This article first appeared in the St. Louis Beacon, Jan. 11, 2010 - There’s buzz this morning about a new study showing that at least five times as many high school and college students report suffering from anxiety and other major mental health problems now as during the Great Depression era.
The results might not come as a surprise to parents (or students themselves) who notice increasing competition to get into top schools and complain of other stresses that come with teenage life. There’s also more medical attention on mental illness these days, and young people on balance are undoubtedly more willing to report their anxiety and stress.

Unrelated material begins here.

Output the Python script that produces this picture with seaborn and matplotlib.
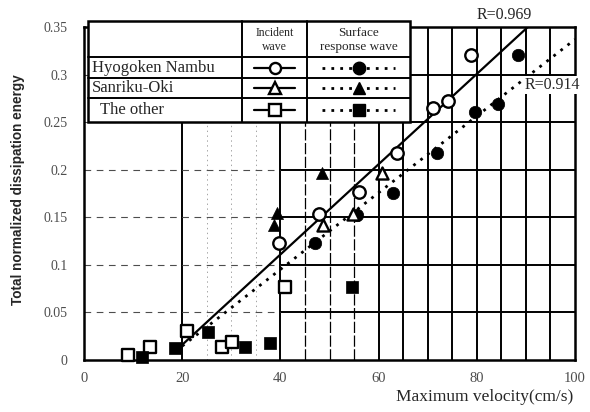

The study, to be published in Clinical Psychology Review, looked at more than 77,000 responses from high school and college students to a popular psychological survey called the Minnesota Multiphasic Personality Inventory that has been used since the 1930s. Researchers at five universities analyzed the data and found that the number of young people reporting mental health problems, such as depression, increased steadily over the past 70 years, with the most frequent reporting coming in the past decade.
For instance, just 5 percent of college students in 1938 scored above 70 on the MMPI scale for hypomania, which measures anxiety and unrealistic optimism, whereas roughly 40 percent hit that mark by 2007.

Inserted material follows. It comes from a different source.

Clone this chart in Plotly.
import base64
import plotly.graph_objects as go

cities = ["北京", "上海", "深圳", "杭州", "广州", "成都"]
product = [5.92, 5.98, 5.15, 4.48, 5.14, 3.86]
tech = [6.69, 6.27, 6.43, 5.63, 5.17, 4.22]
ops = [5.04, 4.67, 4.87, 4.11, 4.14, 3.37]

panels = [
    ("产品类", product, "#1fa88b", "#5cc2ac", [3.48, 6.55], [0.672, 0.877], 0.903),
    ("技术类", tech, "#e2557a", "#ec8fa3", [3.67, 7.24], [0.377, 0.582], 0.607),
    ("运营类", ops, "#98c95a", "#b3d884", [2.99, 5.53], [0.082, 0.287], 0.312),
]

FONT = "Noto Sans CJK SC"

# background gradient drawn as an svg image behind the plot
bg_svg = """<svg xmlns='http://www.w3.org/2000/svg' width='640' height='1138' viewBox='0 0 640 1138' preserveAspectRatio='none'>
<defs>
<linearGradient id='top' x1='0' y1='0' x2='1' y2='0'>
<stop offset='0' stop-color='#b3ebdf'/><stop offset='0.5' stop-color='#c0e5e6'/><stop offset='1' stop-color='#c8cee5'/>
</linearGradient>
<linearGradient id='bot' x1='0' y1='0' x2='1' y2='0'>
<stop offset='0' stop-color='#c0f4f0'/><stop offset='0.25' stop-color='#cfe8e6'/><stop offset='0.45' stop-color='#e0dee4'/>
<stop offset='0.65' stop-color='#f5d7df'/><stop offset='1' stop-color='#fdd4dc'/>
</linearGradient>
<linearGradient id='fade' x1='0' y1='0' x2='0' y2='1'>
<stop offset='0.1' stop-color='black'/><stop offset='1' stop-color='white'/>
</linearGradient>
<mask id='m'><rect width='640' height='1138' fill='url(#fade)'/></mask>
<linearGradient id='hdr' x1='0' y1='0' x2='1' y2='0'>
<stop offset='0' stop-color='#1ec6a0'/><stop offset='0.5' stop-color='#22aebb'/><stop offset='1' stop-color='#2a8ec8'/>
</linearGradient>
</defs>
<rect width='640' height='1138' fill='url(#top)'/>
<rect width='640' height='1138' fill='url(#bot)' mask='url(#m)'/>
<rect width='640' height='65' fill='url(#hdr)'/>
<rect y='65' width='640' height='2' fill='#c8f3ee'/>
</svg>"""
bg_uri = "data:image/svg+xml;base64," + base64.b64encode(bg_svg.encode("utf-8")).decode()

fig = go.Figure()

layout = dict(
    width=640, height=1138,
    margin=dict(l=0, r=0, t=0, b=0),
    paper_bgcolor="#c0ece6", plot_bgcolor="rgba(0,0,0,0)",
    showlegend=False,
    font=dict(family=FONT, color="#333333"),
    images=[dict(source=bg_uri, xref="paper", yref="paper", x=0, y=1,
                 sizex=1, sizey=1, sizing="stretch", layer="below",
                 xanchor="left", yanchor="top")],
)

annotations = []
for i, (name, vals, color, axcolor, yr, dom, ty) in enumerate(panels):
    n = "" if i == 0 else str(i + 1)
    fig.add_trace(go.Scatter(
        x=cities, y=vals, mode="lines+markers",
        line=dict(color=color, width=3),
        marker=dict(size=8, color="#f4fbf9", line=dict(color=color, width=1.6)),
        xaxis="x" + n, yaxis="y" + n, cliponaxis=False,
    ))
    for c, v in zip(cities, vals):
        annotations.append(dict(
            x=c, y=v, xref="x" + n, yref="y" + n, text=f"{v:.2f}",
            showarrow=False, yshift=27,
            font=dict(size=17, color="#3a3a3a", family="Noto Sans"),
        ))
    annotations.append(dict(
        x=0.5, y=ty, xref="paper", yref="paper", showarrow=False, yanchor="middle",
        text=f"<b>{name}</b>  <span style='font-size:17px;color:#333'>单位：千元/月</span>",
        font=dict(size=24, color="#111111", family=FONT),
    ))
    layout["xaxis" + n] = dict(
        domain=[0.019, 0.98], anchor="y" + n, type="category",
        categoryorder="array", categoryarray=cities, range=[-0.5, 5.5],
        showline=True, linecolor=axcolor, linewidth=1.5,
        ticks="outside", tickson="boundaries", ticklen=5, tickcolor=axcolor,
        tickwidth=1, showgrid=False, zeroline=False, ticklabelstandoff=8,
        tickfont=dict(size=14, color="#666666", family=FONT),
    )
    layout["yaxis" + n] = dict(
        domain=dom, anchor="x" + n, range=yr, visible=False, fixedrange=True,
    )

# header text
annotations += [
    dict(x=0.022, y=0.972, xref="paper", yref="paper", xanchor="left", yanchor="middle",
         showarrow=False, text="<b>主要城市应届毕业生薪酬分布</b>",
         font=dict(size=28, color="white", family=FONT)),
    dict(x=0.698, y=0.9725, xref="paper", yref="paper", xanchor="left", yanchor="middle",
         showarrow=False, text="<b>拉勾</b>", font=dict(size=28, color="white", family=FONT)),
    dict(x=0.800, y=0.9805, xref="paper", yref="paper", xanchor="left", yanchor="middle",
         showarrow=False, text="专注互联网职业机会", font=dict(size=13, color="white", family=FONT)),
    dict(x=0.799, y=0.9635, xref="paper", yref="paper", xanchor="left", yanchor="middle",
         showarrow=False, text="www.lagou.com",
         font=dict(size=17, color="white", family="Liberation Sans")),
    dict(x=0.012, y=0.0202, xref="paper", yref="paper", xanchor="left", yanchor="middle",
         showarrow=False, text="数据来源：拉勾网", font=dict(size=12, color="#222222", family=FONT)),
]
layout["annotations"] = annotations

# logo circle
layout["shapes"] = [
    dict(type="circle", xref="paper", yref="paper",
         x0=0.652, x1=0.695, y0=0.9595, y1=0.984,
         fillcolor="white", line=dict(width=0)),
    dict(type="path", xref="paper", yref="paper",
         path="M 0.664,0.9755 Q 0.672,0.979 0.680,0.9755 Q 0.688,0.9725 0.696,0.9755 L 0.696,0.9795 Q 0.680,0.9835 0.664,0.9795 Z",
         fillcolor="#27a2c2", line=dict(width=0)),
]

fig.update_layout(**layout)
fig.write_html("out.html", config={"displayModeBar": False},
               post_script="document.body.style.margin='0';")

In a press release put out by San Diego State University, psychology professor and the study’s lead author Jean Twenge said that “students have always had higher anxiety than the general adult population, but the increase over time is startling.”

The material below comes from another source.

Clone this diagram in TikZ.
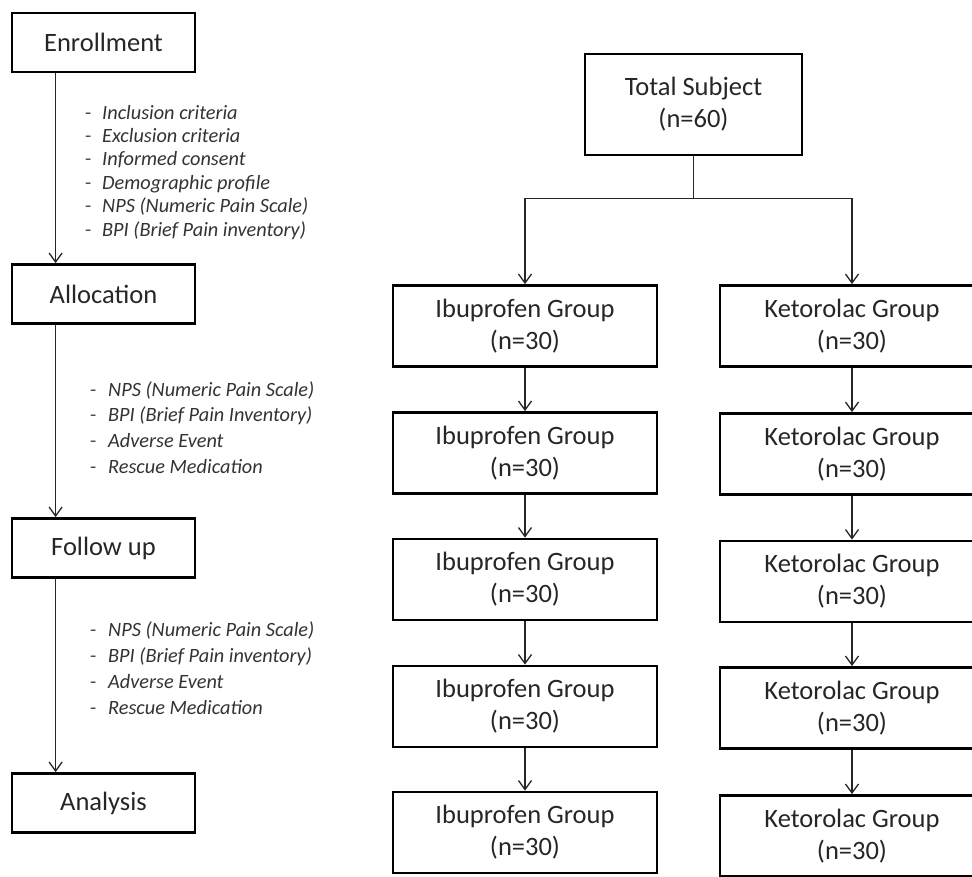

In “Generation Me: Why Today’s Young Americans Are More Confident, Assertive, Entitled – and More Miserable Than Ever Before,” Twenge wrote about the affects of so-called pop culture pressures on the mental health of young people. The study also found an increase in students having narcissistic attitudes and displaying anti-social behavior. But it doesn’t show a definitive correlation between cultural pressures and reports of increasing mental health problems.
As an Associated Press article about the study notes, some skeptics say that the sample data might not have been representative of all college students. And, of course, there’s the question of whether increased awareness of mental health services and programs that are available to students now (compared with in decades past) might skew the data.